The first Christmas shared by Mary and Joseph, some ragged shepherds and an angelic host, was anything but “calm and bright,” as we sing in our carol “Silent Night.” In fact, it was disruptive, inconvenient, uncomfortable and fraught with uncertainty. Jesus did not enter the world in the calm that we portray Christmas to be.

He came into the midst of chaos. In fact, the English language corrupted the name of the village of Christ’s birth, Bethlehem, and shortened it to Bedlam… the name of a city-run asylum for the mentally ill. Bedlam entered our vocabulary as a name signifying chaos and disorder… anything but peace.

Jesus was born in “bedlam.” A cattle shelter which probably had only a roof and no sides, or, if they were fortunate, a cave where animals would be kept. Not the “stuff” of our nativity scenes today. The overcrowded village, as I have compared before, would be like getting a room in Starke if the Super Bowl was being played there!
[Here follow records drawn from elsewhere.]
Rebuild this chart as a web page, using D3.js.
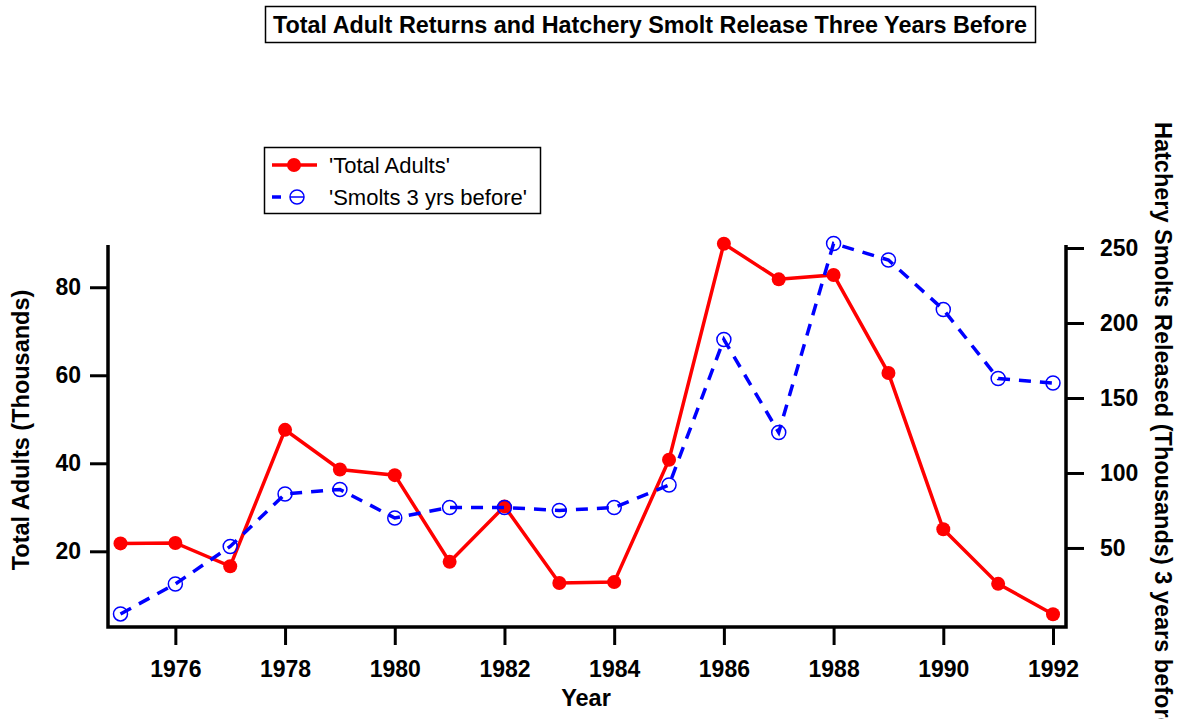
<!DOCTYPE html>
<html>
<head>
<meta charset="utf-8">
<script src="https://cdn.jsdelivr.net/npm/d3@7"></script>
<style>
  body { margin: 0; background: #fff; }
  text { font-family: "Liberation Sans", Arial, sans-serif; }
</style>
</head>
<body>
<script>
// values
const years = [1975, 1976, 1977, 1978, 1979, 1980, 1981, 1982, 1983, 1984, 1985, 1986, 1987, 1988, 1989, 1990, 1991, 1992];
const totalAdults = [21.8, 21.9, 16.6, 47.6, 38.6, 37.3, 17.6, 30.2, 12.8, 13.0, 40.8, 89.9, 81.8, 82.8, 60.5, 25.0, 12.6, 5.7];
const smolts = [6, 26, 51, 86, 89, 70, 77, 77, 75, 77, 92, 189, 127, 253, 242, 209, 163, 160];
const xTicks = [1976, 1978, 1980, 1982, 1984, 1986, 1988, 1990, 1992];
const leftTicks = [20, 40, 60, 80];
const rightTicks = [50, 100, 150, 200, 250];

const W = 1187, H = 719;
const svg = d3.select("body").append("svg").attr("width", W).attr("height", H);

const axL = 108, axR = 1066, axT = 245, axB = 627;
const x = d3.scaleLinear().domain([1975, 1992]).range([120.5, 1053]);
const yL = d3.scaleLinear().domain([2.8, 89.6]).range([axB, axT]);
const yR = d3.scaleLinear().domain([-2.7, 252]).range([axB, axT]);

// title box
const title = svg.append("g");
title.append("rect").attr("x", 265.5).attr("y", 6.5).attr("width", 770).attr("height", 36)
    .attr("fill", "#fff").attr("stroke", "#000").attr("stroke-width", 1.5);
title.append("text").attr("x", 650).attr("y", 32.5).attr("text-anchor", "middle")
    .attr("font-size", 23).attr("font-weight", "bold")
    .attr("textLength", 754).attr("lengthAdjust", "spacingAndGlyphs")
    .text("Total Adult Returns and Hatchery Smolt Release Three Years Before");

// axes
function styleAxis(g) {
    g.select(".domain").remove();
    g.selectAll(".tick line").attr("stroke", "#000").attr("stroke-width", 3);
    g.selectAll(".tick text").attr("font-size", 23).attr("font-weight", "bold")
        .attr("fill", "#000").style("font-family", "'Liberation Sans', Arial, sans-serif");
}

svg.append("g").attr("transform", `translate(0,${axB + 1})`)
    .call(d3.axisBottom(x).tickValues(xTicks).tickFormat(d3.format("d")).tickSize(17).tickPadding(16))
    .call(styleAxis);
svg.append("g").attr("transform", `translate(${axL - 1},0)`)
    .call(d3.axisLeft(yL).tickValues(leftTicks).tickSize(17).tickPadding(9))
    .call(styleAxis);
svg.append("g").attr("transform", `translate(${axR + 1},0)`)
    .call(d3.axisRight(yR).tickValues(rightTicks).tickSize(17).tickPadding(16))
    .call(styleAxis);

// axis frame lines
svg.append("path")
    .attr("d", `M${axL},${axT}V${axB}H${axR}V${axT}`)
    .attr("fill", "none").attr("stroke", "#000").attr("stroke-width", 3.5);

// axis labels
svg.append("text").attr("x", 586).attr("y", 706).attr("text-anchor", "middle")
    .attr("font-size", 23.5).attr("font-weight", "bold").text("Year");
svg.append("text").attr("transform", "translate(29,430) rotate(-90)").attr("text-anchor", "middle")
    .attr("font-size", 23.5).attr("font-weight", "bold").text("Total Adults (Thousands)");
svg.append("text").attr("transform", "translate(1155,122) rotate(90)").attr("text-anchor", "start")
    .attr("font-size", 23.5).attr("font-weight", "bold")
    .text("Hatchery Smolts Released (Thousands) 3 years before");

// series
const adultData = years.map((d, i) => ({ year: d, v: totalAdults[i] }));
const smoltData = years.map((d, i) => ({ year: d, v: smolts[i] }));

svg.append("path").datum(adultData)
    .attr("d", d3.line().x(d => x(d.year)).y(d => yL(d.v)))
    .attr("fill", "none").attr("stroke", "#ff0000").attr("stroke-width", 3.5);
svg.selectAll("circle.adult").data(adultData).enter()
    .append("circle").attr("class", "adult")
    .attr("cx", d => x(d.year)).attr("cy", d => yL(d.v)).attr("r", 7)
    .attr("fill", "#ff0000");

svg.selectAll("circle.smolt").data(smoltData).enter()
    .append("circle").attr("class", "smolt")
    .attr("cx", d => x(d.year)).attr("cy", d => yR(d.v)).attr("r", 7)
    .attr("fill", "none").attr("stroke", "#0000ff").attr("stroke-width", 1.5);
svg.append("path").datum(smoltData)
    .attr("d", d3.line().x(d => x(d.year)).y(d => yR(d.v)))
    .attr("fill", "none").attr("stroke", "#0000ff").attr("stroke-width", 3.5)
    .attr("stroke-dasharray", "12,9");

// legend
const lg = svg.append("g");
lg.append("rect").attr("x", 264.5).attr("y", 147.5).attr("width", 276).attr("height", 66)
    .attr("fill", "#fff").attr("stroke", "#000").attr("stroke-width", 1.5);
lg.append("line").attr("x1", 272).attr("x2", 317).attr("y1", 165).attr("y2", 165)
    .attr("stroke", "#ff0000").attr("stroke-width", 3.5);
lg.append("circle").attr("cx", 294).attr("cy", 165).attr("r", 7).attr("fill", "#ff0000");
lg.append("line").attr("x1", 272).attr("x2", 281).attr("y1", 197).attr("y2", 197)
    .attr("stroke", "#0000ff").attr("stroke-width", 3.5);
lg.append("circle").attr("cx", 297).attr("cy", 197).attr("r", 7)
    .attr("fill", "none").attr("stroke", "#0000ff").attr("stroke-width", 1.5);
lg.append("line").attr("x1", 290).attr("x2", 304).attr("y1", 197).attr("y2", 197)
    .attr("stroke", "#0000ff").attr("stroke-width", 1.5);
lg.append("text").attr("x", 329).attr("y", 173).attr("font-size", 22).text("'Total Adults'");
lg.append("text").attr("x", 329).attr("y", 205).attr("font-size", 22).text("'Smolts 3 yrs before'");
</script>
</body>
</html>
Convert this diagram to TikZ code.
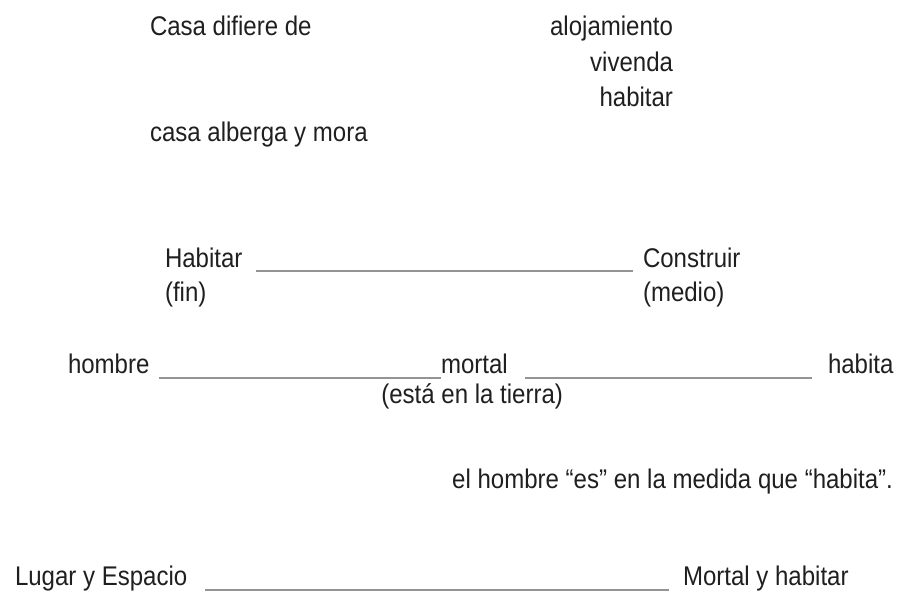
\documentclass[tikz,border=0pt]{standalone}
\usepackage{fontspec}
\setmainfont{Liberation Sans}[FakeStretch=0.89]
\begin{document}
\begin{tikzpicture}[x=1pt,y=-1pt,
  lbl/.style={inner sep=0pt,outer sep=0pt,font=\fontsize{27}{30}\selectfont,text=black!88},
  conn/.style={draw=black!42,line width=1.7pt}]
\useasboundingbox (0,0) rectangle (902,590);
% top block
\node[lbl,anchor=base west] (casa) at (150,35) {Casa difiere de};
\node[lbl,anchor=base east] (aloj) at (673,35) {alojamiento};
\node[lbl,anchor=base east] (viv) at (673,71) {vivenda};
\node[lbl,anchor=base east] (hab1) at (673,106) {habitar};
\node[lbl,anchor=base west] (alb) at (150,141) {casa alberga y mora};
% Habitar - Construir
\node[lbl,anchor=base west] (habitar) at (165,267) {Habitar};
\node[lbl,anchor=base west] (fin) at (165,301) {(fin)};
\node[lbl,anchor=base west] (construir) at (643,267) {Construir};
\node[lbl,anchor=base west] (medio) at (643,301) {(medio)};
\draw[conn] ([xshift=14pt,yshift=-4pt]habitar.base east) -- ([xshift=-10pt,yshift=-4pt]construir.base west);
% hombre - mortal - habita
\node[lbl,anchor=base west] (hombre) at (68,373) {hombre};
\node[lbl,anchor=base west] (mortal) at (441,373) {mortal};
\node[lbl,anchor=base west] (habita) at (828,373) {habita};
\node[lbl,anchor=base east] (tierra) at (563,403) {(está en la tierra)};
\draw[conn] ([xshift=10pt,yshift=-5pt]hombre.base east) -- ([yshift=-5pt]mortal.base west);
\draw[conn] ([xshift=17pt,yshift=-5pt]mortal.base east) -- ([xshift=-16pt,yshift=-5pt]habita.base west);
% sentence
\node[lbl,anchor=base east] (frase) at (893,488) {el hombre “es” en la medida que “habita”.};
% bottom
\node[lbl,anchor=base west] (lugar) at (15,585) {Lugar y Espacio};
\node[lbl,anchor=base west] (mh) at (683,585) {Mortal y habitar};
\draw[conn] ([xshift=18pt,yshift=-5pt]lugar.base east) -- ([xshift=-14pt,yshift=-5pt]mh.base west);
\end{tikzpicture}
\end{document}
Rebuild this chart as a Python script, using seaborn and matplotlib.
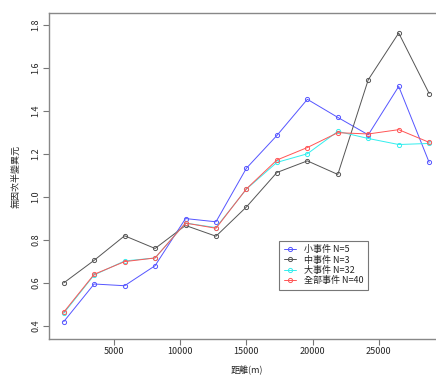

That makes more sense to me. Jesus did not come to lie peacefully in a cattle stall. He came to dwell in our woundedness, our chaos, our hurt… in short, our humanity. What we forget is, He started His journey there. “Bedlam” captures that better than “all is calm, all is bright.”

Oh, let’s keep the song. I think it’s important, however to realize that the words “all is calm, all is bright,” do not describe the place of His coming to earth…

… it describes the heart where He is welcomed today.

“To as many as received Him, to them He gave the right to become sons of God.” John 1:12

Father in Heaven, we thank You again for giving us the right to be Your children, and the right to come to You in prayer. Thank You for sending Jesus to come into the bedlam of our lives and make our hearts places of peace….”calm and bright.” The peace of Christ that You give meets us at our most broken and vulnerable places and restores and renews us. We are thankful You did not pull away when we needed You most… but came and gave and saved us. May we never cease to praise You for the ultimate gift of Your Son, our Savior, Jesus. We pray in His beautiful name, Amen.